Представления о том, что в основании всех подобных разнородных феноменов может располагаться некоторая онтологически определенная система качеств, некоторая буквально осново-полагающая формальная структура, позволяют выстроить, как уже говорилось, методологию, ориентированную на ценностные аспекты искусства. Можно сказать, что при таком подходе форма становится «жизненной темой», с которой имеет дело человек, в том числе и в своей художественной активности. То или иное сочетание подобных онтологически-аксиологических протофеноменов способно порождать разные гештальтные системы («виды искусства»), характеризующиеся разным отношением к главному из онтологических качеств – пространству. Пространство можно наделять гештальтом (архитектура), можно быть гештальтом в пространстве (пластика), можно быть пространством для гештальтов (живопись). В первом случае базовые феномены – конструкция и оснащение, во втором – осязание и тело, в третьем – полнота и дифференциация. Так рождаются «фундаментальные стили» – тектонический, пластический и живописный. Прямая связь с человеком, со способами его самоосуществления (Verhaltenweisen) делает эти стили прямыми вместилищами смысла – весьма конкретного и одновременно относительно свободного от истории.

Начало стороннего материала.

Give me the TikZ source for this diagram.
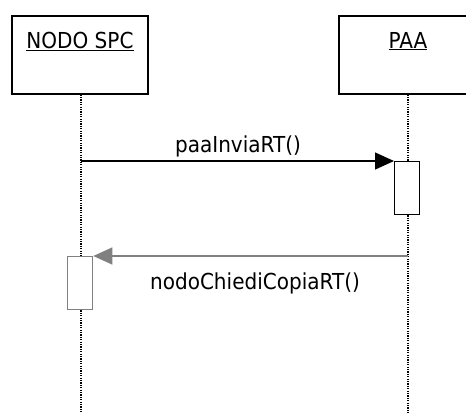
\documentclass[tikz,border=0pt]{standalone}
\usepackage{fontspec}
\setmainfont{DejaVu Sans}[FakeStretch=0.91]
\usetikzlibrary{arrows.meta}
\definecolor{msggray}{HTML}{808080}
\tikzset{
  objbox/.style={draw=black, line width=1.5pt, fill=white, minimum width=136pt, minimum height=78pt, inner sep=0pt},
  actbox/.style={draw, line width=1.3pt, fill=white, minimum width=25pt, minimum height=53pt, inner sep=0pt, anchor=north west},
  lifeline/.style={line width=1.2pt, dash pattern=on 1.2pt off 1.2pt},
  msg/.style={line width=1.2pt, -{Triangle[length=19pt,width=17pt]}},
  lbl/.style={font=\fontsize{22}{26}\selectfont, inner sep=0pt, anchor=base},
}
\begin{document}
\begin{tikzpicture}[x=1pt, y=-1pt]
\useasboundingbox (0,0) rectangle (466,413);
% participant heads
\node[objbox, anchor=north west] (spc) at (11,15) {};
\node[lbl] (spct) at (80,48) {\underline{NODO SPC}};
\node[objbox, anchor=north west, minimum width=128pt] (paa) at (338,15) {};
\node[lbl] (paat) at (408,48) {\underline{PAA}};
% lifeline ends
\coordinate (spcbot) at (81,413);
\coordinate (paabot) at (408,413);
% activations
\node[actbox] (actpaa) at (394,161) {};
\node[actbox, draw=msggray] (actspc) at (67,256) {};
% lifelines
\draw[lifeline] (spc.south -| spcbot) -- (actspc.north -| spcbot);
\draw[lifeline] (actspc.south -| spcbot) -- (spcbot);
\draw[lifeline] (paa.south -| paabot) -- (actpaa.north -| paabot);
\draw[lifeline] (actpaa.south -| paabot) -- (paabot);
% messages
\draw[msg] (actpaa.north west -| spcbot) -- (actpaa.north west);
\node[lbl] (m1) at (238,152) {paaInviaRT()};
\draw[msg, draw=msggray, -{Triangle[length=19pt,width=17pt,fill=msggray]}, color=msggray] (actspc.north east -| paabot) -- (actspc.north east);
\node[lbl] (m2) at (255,289) {nodoChiediCopiaRT()};
\end{tikzpicture}
\end{document}
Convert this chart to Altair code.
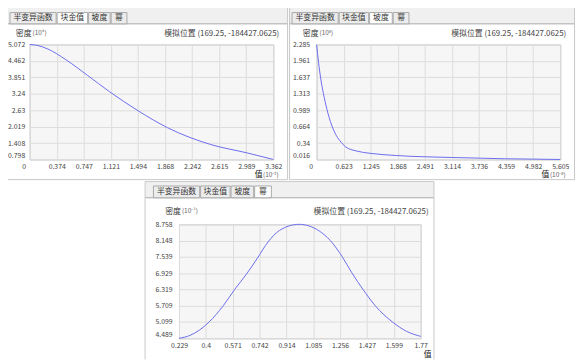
import altair as alt
import pandas as pd

FONT = "Noto Sans CJK SC"
LINE_COLOR = "#6b6bee"

# ---------------- text ----------------
tab_labels = ["半变异函数", "块金值", "坡度", "幂"]
density_label = "密度"
location_label = "模拟位置 (169.25, -184427.0625)"
value_label = "值"

# ---------------- panel 1: 块金值 ----------------
nugget_x = [0, 0.1, 0.25, 0.5, 0.8, 1.1, 1.5, 1.9, 2.5, 3.0, 3.362]
nugget_y = [5.072, 5.042, 4.907, 4.507, 3.922, 3.322, 2.602, 1.982, 1.352, 1.042, 0.798]
nugget_xticks = [0, 0.374, 0.747, 1.121, 1.494, 1.868, 2.242, 2.615, 2.989, 3.362]
nugget_yticks = [0.798, 1.408, 2.019, 2.63, 3.24, 3.851, 4.462, 5.072]
nugget_y_exp = "(10⁴)"
nugget_x_exp = "(10⁻⁵)"

# ---------------- panel 2: 坡度 ----------------
slope_x = [0, 0.045, 0.097, 0.158, 0.233, 0.346, 0.452, 0.565, 0.662, 0.927, 1.227, 1.831, 3.112, 4.317, 5.605]
slope_y = [2.285, 1.936, 1.606, 1.315, 1.025, 0.695, 0.492, 0.356, 0.268, 0.181, 0.138, 0.094, 0.055, 0.030, 0.016]
slope_xticks = [0, 0.623, 1.245, 1.868, 2.491, 3.114, 3.736, 4.359, 4.982, 5.605]
slope_yticks = [0.016, 0.34, 0.664, 0.989, 1.313, 1.637, 1.961, 2.285]
slope_y_exp = "(10⁸)"
slope_x_exp = "(10⁻⁸)"

# ---------------- panel 3: 幂 ----------------
power_x = [0.229, 0.30, 0.36, 0.421, 0.511, 0.584, 0.66, 0.73, 0.797, 0.87, 0.995,
           1.12, 1.194, 1.27, 1.33, 1.402, 1.48, 1.59, 1.68, 1.77]
power_y = [4.489, 4.60, 4.80, 5.099, 5.709, 6.319, 6.90, 7.50, 8.10, 8.53, 8.758,
           8.52, 8.148, 7.54, 6.95, 6.319, 5.709, 5.099, 4.75, 4.562]
power_xticks = [0.229, 0.4, 0.571, 0.742, 0.914, 1.085, 1.256, 1.427, 1.599, 1.77]
power_yticks = [4.489, 5.099, 5.709, 6.319, 6.929, 7.539, 8.148, 8.758]
power_y_exp = "(10⁻¹)"

one = pd.DataFrame({"k": [0]})


def txt(s, x, y, size=8.0, color="#333333", align="left"):
    return alt.Chart(one).mark_text(
        text=s, font=FONT, fontSize=size, color=color, align=align, baseline="middle"
    ).encode(x=alt.value(x), y=alt.value(y))


def rect(x0, x1, y0, y1, fill, stroke=None):
    kw = dict(fill=fill)
    if stroke:
        kw.update(stroke=stroke, strokeWidth=1)
    return alt.Chart(one).mark_rect(**kw).encode(
        x=alt.value(x0), x2=alt.value(x1), y=alt.value(y0), y2=alt.value(y1)
    )


def hrule(x0, x1, y, color):
    return alt.Chart(one).mark_rule(color=color, strokeWidth=1).encode(
        x=alt.value(x0), x2=alt.value(x1), y=alt.value(y)
    )


def vrule(x, y0, y1, color):
    return alt.Chart(one).mark_rule(color=color, strokeWidth=1).encode(
        x=alt.value(x), y=alt.value(y0), y2=alt.value(y1)
    )


def curve(xs, ys, xticks, yticks, ypad):
    df = pd.DataFrame({"value": xs, "density": ys})
    common = dict(
        labelExpr="format(datum.value, '~g')", title=None, grid=True, gridColor="#dcdcdc",
        ticks=False, tickSize=0, domain=False, labelFont=FONT, labelFontSize=7,
        labelColor="#444444", labelOverlap=False,
    )
    x_axis = alt.Axis(
        values=xticks, labelPadding=3, labelFlush=False,
        labelOffset={"condition": {"test": "datum.value === 0", "value": -6}, "value": 0},
        **common,
    )
    y_axis = alt.Axis(
        values=yticks, labelPadding=ypad,
        labelOffset={"condition": {"test": f"datum.value === {yticks[0]}", "value": -4}, "value": 0},
        **common,
    )
    return alt.Chart(df).mark_line(
        color=LINE_COLOR, strokeWidth=1, interpolate="monotone"
    ).encode(
        x=alt.X("value:Q", scale=alt.Scale(domain=[xticks[0], xticks[-1]], nice=False, zero=False), axis=x_axis),
        y=alt.Y("density:Q", scale=alt.Scale(domain=[yticks[0], yticks[-1]], nice=False, zero=False), axis=y_axis),
    )


def tabs(spans, ytop, ybot, active):
    layers = []
    for i, (a, b) in enumerate(spans):
        fill = "#ffffff" if i == active else "#ececec"
        layers.append(rect(a, b, ytop, ybot, fill, "#a8a8a8"))
        layers.append(txt(tab_labels[i], (a + b) / 2, (ytop + ybot) / 2, 8, "#333333", "center"))
    return layers


left_tab_spans = [(-20, 27), (28, 59), (60, 82), (83, 99)]
right_tab_spans = [(-25, 22), (23, 53), (54, 77), (78, 94)]
bottom_tab_spans = [(-26, 21), (22, 52), (53, 76), (77, 94)]


def top_panel(xs, ys, xticks, yticks, active, y_exp, x_exp, left_edge, spans, ypad):
    layers = [
        rect(left_edge, 262.5, -40.5, -21, "#f0f0f0"),
        hrule(left_edge, 262.5, -21, "#a8a8a8"),
        rect(left_edge, 262.5, -40.5, 137.5, "transparent", "#c8c8c8"),
    ]
    layers += tabs(spans, -32.5, -21, active)
    layers += [
        txt(density_label, -14, -11, 8, "#333333"),
        txt(y_exp, 3, -11.5, 6.5, "#666666"),
        txt(location_label, 254, -10.5, 8, "#444444", "right"),
        txt(value_label, 229, 133, 8, "#222222"),
        txt(x_exp, 237.5, 132.5, 6.5, "#666666"),
        curve(xs, ys, xticks, yticks, ypad),
    ]
    return alt.layer(*layers).properties(width=248, height=117)


def bottom_panel(xs, ys, xticks, yticks, active, y_exp):
    layers = [
        rect(-34.5, 259.5, -43.5, -27, "#f0f0f0"),
        hrule(-34.5, 259.5, -27, "#a8a8a8"),
        hrule(-34.5, 259.5, -43.5, "#c8c8c8"),
        vrule(-34.5, -43.5, 137.5, "#c8c8c8"),
        vrule(259.5, -43.5, 137.5, "#c8c8c8"),
    ]
    layers += tabs(bottom_tab_spans, -39, -27, active)
    layers += [
        txt(density_label, -14, -13, 8, "#333333"),
        txt(y_exp, 3, -13.5, 6.5, "#666666"),
        txt(location_label, 254, -12, 8, "#444444", "right"),
        txt(value_label, 253, 133, 8, "#222222", "center"),
        curve(xs, ys, xticks, yticks, 7),
    ]
    return alt.layer(*layers).properties(width=246, height=116)


p1 = top_panel(nugget_x, nugget_y, nugget_xticks, nugget_yticks, 1, nugget_y_exp, nugget_x_exp, -28.5, left_tab_spans, 5)
p2 = top_panel(slope_x, slope_y, slope_xticks, slope_yticks, 2, slope_y_exp, slope_x_exp, -27.5, right_tab_spans, 7)
p3 = bottom_panel(power_x, power_y, power_xticks, power_yticks, 3, power_y_exp)

spacer = alt.Chart(one).mark_point(opacity=0).encode(
    x=alt.value(0), y=alt.value(0)
).properties(width=100, height=116, view=alt.ViewBackground(fill="transparent", stroke="transparent"))

top = alt.hconcat(p1, p2, spacing=44, bounds="flush")
bottom = alt.hconcat(spacer, p3, spacing=52, bounds="flush")

chart = alt.vconcat(top, bottom, spacing=183, bounds="flush").properties(
    padding={"left": -8, "top": -8, "right": 0, "bottom": 0}
).configure_view(fill="#f6f6f6", stroke="#c4c4c4")

chart.save("out.html", embed_options={"renderer": "svg", "actions": False})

Остается только уметь постигать значение основных стилей. Эта задача предполагает знакомство с их «смысловой логикой», нацеленной на «всеобщее человеческое содержание». Важно, что подобная смысловая логика имеет четко выраженную тематическую структуру:

Это, во-первых, череда отношений – к действительности, к смыслам и идеальности, к природе. К этим отношениям присоединяется такой параметр, как «отпечаток общественного порядка в формах композиции». Далее идет «позиция стиля по отношению к конечным сущностям, к основанию бытия». Вполне логично вслед за этим – отношение стиля к религии и – вполне экзистенциальное измерение – соответствие стиля фазам человеческой жизни, тому или иному возрасту. Очень выразительно замечание Лютцелера: «Человек и история в своем единстве принадлежат настоящему».

По сути, основные стили в своей смысловой логике представляют собой разнообразные формы взаимоотношения с действительностью – опять же во всех ее проявлениях («каждый стиль ограничивает свою область возможного и невозможного опыта восприятия»). Вот, например, какова смысловая структура (то есть лейтмотивы) отношения стиля к религии: сущность Бога – Его отношение к миру – верующий между Богом и миром – пути его спасения.

А если мы расширим наше рассмотрение «динамическим» взглядом на искусство как на процесс, то тогда мы придем, во-первых, к творчеству как прямому объекту анализа и прямому источнику смысла, а во-вторых, к уяснению такого качества искусства, как его «открытость». Подобная открытость имеет целый ряд аспектов: от принципиальной разнородности элементов отдельно взятого произведения, в котором как бы оставлено место для иной реальности, как бы сохраняется пустота, лакуна для возможного вхождения иного, внешнего или высшего (идеи Дагоберта Фрая), через признание принципиальной незавершенности произведения (non fnito), даже невозможности пребывать в статичном состоянии (точка зрения Йозефа Гантнера) – до фундаментального тезиса о продолжении, выходе произведения в реальность зрителя-пользователя (позиция самого Лютцелера).

Мы крайне бегло наметили методологические перспективы, подробнейшим образом излагаемые в книге Лютцелера, сделав это только для того, чтобы показать, во-первых, актуальность всех этих теоретических положений для архитектуры (быть может, для нее – в первую очередь) и, во-вторых, реальность расширения, выхода смыслового подхода за пределы иконографии и иконологии архитектуры в сторону герменевтической безбрежности. Правда, мы могли убедиться, что эти отдельные подходы не какая-то цепочка сменяющихся этапов анализа, перечеркивающих и упраздняющих друг друга, а скорее грани, плоскости, уровни и слои единого и многосложного смыслового тела, включающего в себя склонность человека не только к мышлению и знанию, но и к переживанию и пониманию.